OBJECTIVE - From the listing below, extract each line containing the string "this".

- - - -

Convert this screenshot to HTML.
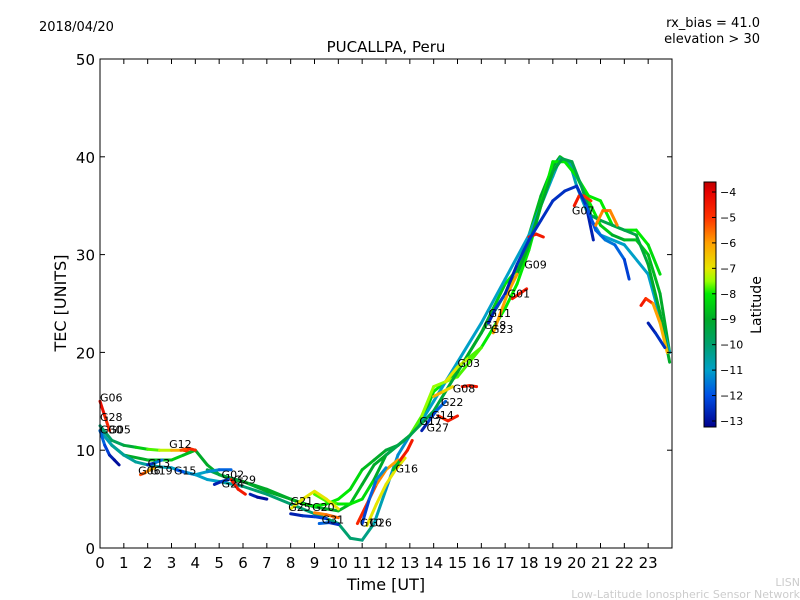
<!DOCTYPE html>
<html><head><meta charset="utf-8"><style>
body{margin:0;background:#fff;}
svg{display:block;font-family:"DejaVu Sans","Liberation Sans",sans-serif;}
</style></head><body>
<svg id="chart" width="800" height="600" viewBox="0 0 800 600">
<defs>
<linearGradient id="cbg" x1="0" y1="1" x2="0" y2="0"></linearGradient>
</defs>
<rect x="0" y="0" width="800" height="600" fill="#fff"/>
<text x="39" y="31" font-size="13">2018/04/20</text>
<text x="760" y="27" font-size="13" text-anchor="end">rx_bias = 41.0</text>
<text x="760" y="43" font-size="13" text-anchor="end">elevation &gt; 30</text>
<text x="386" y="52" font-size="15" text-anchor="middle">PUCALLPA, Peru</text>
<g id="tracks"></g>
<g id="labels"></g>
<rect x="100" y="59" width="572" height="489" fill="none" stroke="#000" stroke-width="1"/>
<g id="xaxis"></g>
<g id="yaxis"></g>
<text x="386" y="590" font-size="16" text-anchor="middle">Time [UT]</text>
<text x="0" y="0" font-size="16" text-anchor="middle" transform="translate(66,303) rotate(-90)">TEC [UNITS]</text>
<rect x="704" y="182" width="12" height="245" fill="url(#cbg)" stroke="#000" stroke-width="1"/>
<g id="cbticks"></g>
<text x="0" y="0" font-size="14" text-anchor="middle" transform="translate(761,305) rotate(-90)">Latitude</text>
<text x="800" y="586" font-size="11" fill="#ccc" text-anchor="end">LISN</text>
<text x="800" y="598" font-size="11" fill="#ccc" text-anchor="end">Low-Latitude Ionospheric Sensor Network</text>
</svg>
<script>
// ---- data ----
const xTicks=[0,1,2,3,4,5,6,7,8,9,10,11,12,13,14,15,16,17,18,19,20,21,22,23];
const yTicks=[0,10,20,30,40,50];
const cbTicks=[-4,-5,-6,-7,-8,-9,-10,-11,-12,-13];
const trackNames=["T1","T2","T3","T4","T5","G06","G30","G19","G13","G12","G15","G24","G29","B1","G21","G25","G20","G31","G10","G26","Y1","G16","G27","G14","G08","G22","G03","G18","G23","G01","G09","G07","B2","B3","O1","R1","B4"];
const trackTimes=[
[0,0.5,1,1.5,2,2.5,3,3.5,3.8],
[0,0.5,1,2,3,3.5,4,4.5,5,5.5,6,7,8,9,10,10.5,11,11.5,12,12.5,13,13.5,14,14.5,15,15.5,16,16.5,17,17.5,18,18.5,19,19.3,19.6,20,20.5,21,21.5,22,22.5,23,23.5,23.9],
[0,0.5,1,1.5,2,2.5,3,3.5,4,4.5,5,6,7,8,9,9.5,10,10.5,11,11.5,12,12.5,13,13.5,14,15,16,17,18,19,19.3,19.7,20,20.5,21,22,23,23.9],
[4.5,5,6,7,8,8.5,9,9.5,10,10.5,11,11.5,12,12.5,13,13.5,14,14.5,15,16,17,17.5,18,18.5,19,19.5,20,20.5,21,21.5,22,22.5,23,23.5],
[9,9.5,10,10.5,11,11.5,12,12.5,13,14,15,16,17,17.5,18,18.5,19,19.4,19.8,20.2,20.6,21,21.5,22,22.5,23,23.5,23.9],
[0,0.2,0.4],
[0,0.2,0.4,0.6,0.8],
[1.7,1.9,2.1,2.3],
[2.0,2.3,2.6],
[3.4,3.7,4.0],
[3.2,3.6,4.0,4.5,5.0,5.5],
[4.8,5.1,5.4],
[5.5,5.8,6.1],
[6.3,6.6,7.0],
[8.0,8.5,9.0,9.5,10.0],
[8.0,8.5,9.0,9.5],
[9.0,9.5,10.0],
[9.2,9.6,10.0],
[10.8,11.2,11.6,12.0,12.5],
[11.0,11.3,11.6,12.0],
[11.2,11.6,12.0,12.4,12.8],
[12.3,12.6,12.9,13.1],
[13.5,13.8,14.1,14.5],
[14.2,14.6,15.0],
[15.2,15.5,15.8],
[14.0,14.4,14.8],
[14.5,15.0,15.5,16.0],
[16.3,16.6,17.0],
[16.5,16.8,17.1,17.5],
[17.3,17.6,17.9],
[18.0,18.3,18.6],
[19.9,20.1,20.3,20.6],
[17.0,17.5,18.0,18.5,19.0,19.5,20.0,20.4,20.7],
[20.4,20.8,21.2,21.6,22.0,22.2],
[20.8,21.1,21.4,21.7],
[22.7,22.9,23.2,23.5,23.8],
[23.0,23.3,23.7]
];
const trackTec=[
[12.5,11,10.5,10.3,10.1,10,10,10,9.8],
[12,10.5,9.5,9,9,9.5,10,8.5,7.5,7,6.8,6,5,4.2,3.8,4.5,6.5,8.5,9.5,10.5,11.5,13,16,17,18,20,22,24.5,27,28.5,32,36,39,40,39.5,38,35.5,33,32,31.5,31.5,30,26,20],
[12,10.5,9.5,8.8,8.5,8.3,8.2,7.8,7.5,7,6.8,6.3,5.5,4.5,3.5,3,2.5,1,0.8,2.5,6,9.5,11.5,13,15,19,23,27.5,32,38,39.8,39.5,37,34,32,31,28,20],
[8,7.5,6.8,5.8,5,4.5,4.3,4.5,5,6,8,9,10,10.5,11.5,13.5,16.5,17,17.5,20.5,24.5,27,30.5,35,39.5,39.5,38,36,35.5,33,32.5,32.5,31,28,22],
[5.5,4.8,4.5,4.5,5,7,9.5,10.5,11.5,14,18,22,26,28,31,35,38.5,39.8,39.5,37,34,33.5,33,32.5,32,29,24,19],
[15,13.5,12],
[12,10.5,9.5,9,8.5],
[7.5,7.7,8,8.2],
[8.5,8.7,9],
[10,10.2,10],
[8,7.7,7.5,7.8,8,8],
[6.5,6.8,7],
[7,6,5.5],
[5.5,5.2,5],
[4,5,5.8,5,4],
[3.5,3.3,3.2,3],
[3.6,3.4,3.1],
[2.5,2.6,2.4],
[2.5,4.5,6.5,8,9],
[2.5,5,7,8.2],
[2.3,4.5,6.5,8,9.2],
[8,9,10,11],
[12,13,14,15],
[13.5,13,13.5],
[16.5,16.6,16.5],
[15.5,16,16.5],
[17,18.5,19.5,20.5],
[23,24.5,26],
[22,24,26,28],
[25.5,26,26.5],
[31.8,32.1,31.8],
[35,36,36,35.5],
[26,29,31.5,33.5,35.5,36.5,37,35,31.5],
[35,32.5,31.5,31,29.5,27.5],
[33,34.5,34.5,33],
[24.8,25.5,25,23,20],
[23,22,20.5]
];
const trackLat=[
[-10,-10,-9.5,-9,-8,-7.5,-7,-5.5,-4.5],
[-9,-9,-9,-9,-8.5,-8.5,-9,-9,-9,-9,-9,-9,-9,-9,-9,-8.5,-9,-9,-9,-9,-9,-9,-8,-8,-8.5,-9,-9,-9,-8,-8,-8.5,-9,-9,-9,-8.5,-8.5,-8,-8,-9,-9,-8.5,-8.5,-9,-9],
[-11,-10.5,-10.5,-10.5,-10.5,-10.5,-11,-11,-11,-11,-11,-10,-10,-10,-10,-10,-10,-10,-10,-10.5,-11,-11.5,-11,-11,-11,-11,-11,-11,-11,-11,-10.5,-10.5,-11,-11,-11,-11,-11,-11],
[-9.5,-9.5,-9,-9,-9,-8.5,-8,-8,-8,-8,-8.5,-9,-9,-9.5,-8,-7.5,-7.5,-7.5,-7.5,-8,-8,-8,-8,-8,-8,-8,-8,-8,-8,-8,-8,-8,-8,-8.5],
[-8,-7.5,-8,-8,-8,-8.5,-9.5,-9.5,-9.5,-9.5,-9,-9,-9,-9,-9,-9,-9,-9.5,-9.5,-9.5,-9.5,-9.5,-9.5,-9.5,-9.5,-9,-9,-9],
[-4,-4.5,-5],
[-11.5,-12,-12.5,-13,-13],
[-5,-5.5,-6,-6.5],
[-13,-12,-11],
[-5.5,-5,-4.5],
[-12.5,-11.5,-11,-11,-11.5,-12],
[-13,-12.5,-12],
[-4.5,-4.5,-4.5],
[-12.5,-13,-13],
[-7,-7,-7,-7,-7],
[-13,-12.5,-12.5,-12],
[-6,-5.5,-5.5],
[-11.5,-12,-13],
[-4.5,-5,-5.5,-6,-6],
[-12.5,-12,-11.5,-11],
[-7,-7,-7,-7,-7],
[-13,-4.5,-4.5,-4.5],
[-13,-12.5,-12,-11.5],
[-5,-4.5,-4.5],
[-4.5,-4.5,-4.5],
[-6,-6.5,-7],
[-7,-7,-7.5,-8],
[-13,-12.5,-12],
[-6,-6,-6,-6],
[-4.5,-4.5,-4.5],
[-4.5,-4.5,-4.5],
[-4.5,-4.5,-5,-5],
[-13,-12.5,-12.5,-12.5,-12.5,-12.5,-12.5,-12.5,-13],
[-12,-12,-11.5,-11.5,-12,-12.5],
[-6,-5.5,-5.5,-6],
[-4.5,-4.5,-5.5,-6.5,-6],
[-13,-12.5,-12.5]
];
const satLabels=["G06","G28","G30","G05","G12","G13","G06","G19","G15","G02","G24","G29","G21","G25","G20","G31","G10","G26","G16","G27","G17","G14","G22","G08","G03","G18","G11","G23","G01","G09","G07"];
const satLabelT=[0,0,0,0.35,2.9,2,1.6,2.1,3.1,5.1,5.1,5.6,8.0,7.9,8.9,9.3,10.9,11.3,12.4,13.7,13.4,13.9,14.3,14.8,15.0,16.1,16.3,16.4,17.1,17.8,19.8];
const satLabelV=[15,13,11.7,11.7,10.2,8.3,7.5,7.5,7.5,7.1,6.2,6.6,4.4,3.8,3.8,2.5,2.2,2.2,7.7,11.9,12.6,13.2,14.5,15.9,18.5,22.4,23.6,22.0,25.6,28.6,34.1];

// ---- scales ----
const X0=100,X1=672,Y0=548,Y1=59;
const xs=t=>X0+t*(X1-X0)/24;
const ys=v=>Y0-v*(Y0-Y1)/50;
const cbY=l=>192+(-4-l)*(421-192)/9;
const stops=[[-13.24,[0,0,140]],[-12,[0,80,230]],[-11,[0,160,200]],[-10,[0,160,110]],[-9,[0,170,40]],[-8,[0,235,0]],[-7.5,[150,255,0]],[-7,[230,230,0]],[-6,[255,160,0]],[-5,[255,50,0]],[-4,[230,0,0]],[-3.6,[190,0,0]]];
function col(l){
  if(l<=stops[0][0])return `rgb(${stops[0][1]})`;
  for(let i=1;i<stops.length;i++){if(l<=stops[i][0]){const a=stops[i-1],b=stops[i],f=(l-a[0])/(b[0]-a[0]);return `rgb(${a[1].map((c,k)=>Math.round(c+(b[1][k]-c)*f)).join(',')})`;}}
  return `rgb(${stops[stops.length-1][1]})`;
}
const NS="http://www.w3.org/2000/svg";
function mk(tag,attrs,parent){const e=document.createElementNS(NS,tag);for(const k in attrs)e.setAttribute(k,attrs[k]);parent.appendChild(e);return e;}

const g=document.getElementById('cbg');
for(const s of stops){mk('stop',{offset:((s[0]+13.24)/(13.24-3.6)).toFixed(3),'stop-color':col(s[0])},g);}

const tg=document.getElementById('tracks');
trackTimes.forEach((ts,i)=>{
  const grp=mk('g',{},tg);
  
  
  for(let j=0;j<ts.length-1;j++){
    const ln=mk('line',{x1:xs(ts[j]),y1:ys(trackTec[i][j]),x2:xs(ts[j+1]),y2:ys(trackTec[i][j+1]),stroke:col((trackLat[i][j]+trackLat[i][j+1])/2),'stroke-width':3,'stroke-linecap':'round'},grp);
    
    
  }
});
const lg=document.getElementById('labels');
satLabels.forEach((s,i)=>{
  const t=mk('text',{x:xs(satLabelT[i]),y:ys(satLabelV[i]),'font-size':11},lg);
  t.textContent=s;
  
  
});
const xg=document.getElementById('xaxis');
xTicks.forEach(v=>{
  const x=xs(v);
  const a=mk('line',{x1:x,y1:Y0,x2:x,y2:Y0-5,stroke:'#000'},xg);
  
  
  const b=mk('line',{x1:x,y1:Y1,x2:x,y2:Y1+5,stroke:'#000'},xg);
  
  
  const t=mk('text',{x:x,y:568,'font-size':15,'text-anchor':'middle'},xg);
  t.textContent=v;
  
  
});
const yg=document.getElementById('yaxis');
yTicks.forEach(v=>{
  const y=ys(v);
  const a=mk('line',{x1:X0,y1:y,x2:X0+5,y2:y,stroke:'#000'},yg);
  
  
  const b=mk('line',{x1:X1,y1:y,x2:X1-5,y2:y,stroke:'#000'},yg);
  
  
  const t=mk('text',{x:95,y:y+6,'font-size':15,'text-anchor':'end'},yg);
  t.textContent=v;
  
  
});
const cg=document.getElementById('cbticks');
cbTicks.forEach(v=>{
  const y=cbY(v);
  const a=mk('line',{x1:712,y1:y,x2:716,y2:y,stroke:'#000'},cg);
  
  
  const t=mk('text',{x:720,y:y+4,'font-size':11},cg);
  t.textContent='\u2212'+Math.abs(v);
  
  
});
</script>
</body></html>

- - - -

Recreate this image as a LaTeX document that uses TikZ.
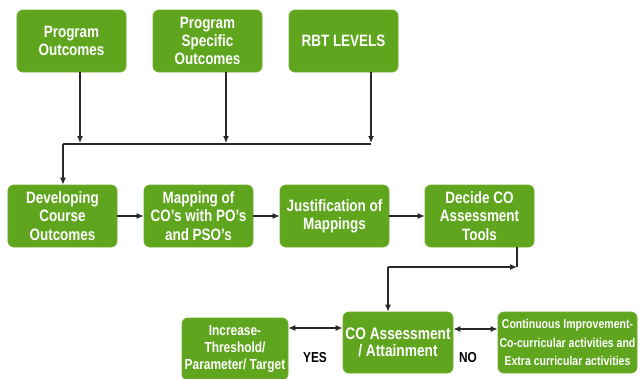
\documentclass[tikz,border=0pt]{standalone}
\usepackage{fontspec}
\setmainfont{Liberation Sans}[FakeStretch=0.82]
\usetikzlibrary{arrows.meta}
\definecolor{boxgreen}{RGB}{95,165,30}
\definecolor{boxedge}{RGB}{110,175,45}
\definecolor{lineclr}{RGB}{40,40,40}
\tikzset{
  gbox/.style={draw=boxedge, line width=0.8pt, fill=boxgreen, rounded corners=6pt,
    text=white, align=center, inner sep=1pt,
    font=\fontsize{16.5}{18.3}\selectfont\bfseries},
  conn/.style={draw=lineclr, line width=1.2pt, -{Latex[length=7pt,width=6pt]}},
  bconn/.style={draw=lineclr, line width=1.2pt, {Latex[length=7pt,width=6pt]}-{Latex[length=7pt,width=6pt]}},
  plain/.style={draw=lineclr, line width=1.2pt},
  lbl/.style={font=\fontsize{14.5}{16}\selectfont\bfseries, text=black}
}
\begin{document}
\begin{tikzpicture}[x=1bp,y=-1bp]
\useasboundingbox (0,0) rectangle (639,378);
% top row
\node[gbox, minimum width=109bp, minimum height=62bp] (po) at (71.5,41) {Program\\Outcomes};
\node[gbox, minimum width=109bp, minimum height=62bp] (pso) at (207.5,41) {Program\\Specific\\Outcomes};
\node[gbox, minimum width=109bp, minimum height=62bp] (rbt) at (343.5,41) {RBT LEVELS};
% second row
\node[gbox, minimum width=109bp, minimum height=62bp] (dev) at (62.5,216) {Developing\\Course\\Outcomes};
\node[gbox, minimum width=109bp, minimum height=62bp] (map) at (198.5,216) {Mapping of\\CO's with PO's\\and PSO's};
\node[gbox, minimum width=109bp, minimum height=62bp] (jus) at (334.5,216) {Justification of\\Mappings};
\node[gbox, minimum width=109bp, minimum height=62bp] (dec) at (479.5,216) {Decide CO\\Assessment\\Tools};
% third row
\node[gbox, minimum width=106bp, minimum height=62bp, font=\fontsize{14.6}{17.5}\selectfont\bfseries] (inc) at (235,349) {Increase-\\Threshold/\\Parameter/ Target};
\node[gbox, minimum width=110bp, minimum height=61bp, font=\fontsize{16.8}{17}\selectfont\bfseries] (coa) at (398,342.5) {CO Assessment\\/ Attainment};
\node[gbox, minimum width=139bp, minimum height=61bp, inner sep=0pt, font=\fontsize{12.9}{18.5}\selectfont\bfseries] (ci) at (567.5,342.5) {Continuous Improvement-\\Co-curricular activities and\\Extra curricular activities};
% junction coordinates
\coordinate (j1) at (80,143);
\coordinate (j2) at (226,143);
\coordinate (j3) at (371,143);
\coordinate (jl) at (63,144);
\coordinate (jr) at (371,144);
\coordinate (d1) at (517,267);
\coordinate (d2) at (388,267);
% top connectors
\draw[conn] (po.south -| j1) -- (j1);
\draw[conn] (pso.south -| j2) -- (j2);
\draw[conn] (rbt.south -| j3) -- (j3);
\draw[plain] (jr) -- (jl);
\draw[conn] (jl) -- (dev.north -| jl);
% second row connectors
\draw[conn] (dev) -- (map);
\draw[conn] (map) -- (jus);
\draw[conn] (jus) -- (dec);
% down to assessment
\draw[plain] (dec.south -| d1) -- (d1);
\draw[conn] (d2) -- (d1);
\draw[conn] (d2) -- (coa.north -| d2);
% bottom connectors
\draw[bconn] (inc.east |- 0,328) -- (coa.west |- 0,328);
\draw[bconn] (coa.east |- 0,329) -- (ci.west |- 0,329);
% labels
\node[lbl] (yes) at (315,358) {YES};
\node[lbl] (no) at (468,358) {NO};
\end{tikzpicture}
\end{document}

- - - -

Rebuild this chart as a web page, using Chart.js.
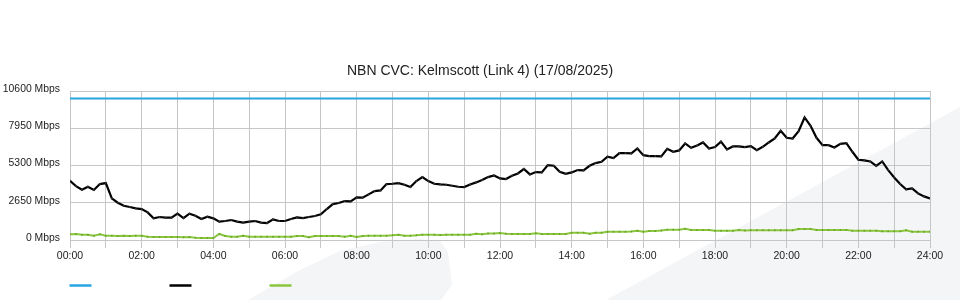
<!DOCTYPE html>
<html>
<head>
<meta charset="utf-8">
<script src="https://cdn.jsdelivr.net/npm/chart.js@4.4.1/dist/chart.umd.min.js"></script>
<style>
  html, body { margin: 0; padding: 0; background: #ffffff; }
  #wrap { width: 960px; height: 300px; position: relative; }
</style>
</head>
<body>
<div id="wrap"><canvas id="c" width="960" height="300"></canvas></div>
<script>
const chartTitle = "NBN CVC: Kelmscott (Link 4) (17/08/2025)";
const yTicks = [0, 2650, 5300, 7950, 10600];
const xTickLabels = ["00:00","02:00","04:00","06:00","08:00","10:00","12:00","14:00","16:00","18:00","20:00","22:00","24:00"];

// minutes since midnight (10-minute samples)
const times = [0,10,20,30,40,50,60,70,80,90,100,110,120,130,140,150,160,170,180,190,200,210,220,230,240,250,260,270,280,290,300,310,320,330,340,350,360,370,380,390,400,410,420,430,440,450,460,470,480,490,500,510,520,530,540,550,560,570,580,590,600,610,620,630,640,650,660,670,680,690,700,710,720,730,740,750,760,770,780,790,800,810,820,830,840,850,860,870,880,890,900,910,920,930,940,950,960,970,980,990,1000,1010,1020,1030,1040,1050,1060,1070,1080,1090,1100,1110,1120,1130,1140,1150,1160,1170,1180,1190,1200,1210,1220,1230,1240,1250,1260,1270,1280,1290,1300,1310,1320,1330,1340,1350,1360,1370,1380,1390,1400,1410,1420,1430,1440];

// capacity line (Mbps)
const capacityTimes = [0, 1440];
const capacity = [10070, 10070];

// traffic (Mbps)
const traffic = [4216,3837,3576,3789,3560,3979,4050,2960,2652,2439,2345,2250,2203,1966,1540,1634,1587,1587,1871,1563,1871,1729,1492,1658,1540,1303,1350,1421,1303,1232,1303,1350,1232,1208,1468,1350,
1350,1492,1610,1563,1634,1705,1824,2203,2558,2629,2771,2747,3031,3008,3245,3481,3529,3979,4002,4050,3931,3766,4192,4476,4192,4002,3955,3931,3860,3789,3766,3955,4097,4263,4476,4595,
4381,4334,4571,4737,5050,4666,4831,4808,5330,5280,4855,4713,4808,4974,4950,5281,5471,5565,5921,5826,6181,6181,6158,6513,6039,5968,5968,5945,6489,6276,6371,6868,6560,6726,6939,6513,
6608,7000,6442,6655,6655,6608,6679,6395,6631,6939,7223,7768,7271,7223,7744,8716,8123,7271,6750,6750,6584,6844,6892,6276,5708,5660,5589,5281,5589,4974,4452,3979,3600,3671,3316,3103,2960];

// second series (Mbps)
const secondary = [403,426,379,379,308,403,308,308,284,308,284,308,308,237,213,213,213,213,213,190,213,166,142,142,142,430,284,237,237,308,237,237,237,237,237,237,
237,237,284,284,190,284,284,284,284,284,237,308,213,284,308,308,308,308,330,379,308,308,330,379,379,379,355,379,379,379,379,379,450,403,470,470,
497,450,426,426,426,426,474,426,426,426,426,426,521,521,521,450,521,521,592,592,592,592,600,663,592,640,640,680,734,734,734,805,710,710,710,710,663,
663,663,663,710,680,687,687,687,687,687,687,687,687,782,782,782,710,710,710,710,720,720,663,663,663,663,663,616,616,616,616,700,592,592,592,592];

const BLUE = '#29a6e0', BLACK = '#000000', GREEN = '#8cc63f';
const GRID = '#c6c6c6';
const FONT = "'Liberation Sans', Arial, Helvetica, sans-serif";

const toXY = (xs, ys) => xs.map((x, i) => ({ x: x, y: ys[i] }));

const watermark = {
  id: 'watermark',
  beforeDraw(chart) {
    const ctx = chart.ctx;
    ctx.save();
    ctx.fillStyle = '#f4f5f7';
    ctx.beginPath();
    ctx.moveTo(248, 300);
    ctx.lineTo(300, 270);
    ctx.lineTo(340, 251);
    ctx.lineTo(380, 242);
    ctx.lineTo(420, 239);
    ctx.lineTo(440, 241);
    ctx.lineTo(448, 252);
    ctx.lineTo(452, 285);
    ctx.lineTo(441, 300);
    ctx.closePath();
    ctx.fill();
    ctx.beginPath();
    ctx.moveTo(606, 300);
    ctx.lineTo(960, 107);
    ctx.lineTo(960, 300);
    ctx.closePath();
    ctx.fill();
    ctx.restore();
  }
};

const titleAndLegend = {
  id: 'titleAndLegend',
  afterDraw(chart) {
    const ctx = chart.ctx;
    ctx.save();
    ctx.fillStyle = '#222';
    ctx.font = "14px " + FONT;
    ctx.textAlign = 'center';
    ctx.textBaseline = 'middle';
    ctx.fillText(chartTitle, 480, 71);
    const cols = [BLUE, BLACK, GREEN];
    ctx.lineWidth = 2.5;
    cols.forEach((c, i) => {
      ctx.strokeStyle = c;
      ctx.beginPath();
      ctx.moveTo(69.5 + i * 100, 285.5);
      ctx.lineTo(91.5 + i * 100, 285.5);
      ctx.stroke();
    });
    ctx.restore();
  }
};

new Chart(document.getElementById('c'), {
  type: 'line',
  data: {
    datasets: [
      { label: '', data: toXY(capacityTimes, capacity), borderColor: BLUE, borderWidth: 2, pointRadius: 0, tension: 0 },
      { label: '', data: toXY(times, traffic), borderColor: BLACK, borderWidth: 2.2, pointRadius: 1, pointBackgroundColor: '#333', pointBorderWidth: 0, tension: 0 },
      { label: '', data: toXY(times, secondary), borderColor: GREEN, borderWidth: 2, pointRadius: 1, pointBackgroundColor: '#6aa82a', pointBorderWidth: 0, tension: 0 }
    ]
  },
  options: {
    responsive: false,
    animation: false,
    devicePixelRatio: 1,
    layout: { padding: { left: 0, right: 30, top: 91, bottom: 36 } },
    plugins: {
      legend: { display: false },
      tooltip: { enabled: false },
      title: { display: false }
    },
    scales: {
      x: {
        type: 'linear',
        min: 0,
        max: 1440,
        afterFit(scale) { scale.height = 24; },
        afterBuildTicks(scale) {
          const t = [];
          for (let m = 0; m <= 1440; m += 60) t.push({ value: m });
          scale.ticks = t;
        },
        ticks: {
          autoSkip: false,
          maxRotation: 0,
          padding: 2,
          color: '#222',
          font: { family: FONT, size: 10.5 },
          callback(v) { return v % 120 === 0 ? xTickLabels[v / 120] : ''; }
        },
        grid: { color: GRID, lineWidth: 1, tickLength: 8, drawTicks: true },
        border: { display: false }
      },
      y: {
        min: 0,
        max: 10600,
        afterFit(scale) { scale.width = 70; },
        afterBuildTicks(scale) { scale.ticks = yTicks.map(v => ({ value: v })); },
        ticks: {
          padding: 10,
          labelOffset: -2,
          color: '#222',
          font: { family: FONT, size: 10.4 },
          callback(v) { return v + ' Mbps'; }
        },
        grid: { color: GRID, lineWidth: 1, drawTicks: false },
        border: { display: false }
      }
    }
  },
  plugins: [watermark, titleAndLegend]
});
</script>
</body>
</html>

- - - -

RESULT OF THE TASK -
Convert this screenshot to HTML.
Recreate this image as a LaTeX document that uses TikZ.
Rebuild this chart as a web page, using Chart.js.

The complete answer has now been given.